Yeah if you are fishing at night then you could deffinately use the high vis as that would help you out in landing the fish. But if it is during the day and the water isnt completely stained then I would use some clear mono. I know I just wouldnt want to be sitting on the beach wondering if the reason I am not getting any bites is because of my line.


----------



## derekxec (Apr 26, 2006)

i dont think the line color matters so use that yellow....i dont use high vis line but not because it "doesnt work"

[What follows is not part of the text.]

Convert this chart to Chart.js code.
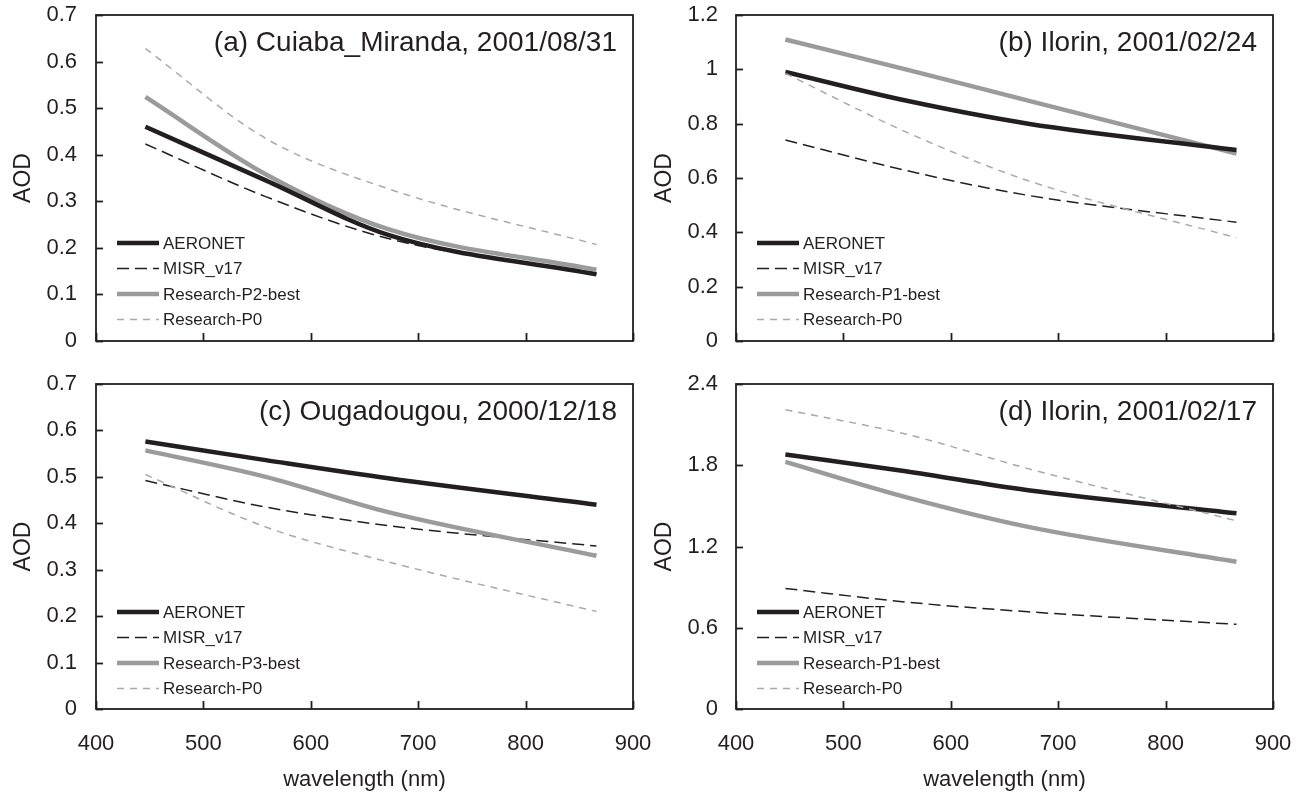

its because the clear or pink(mono) or moss (braid) is easier on my eyes


----------



## Surf Fish (Dec 16, 2005)

Surf Cat said:


> On the subject of leader material, do you think it is wise to avoid high vis colors for shock leader?
> 
> Only reason I ask is bacause I have a large spool of 50lb test in High-vis yellow that I could use up.
> 
> Any body experience less of a catch ratio on high vis shock? I suspect it wouldn't matter much at night, just wondering?


My favorite shock leader was the Stren bright yellow not translucent stuff. They don't make it any more. So I use the translucent yellow stuff from BPS. I like to see the shock leader, but I can't see the translucent type as good as the old Stren yellow. 

Personally, I doubt the fish really notice. And I also doubt there is any scientific method of proving that the do or they don't...


----------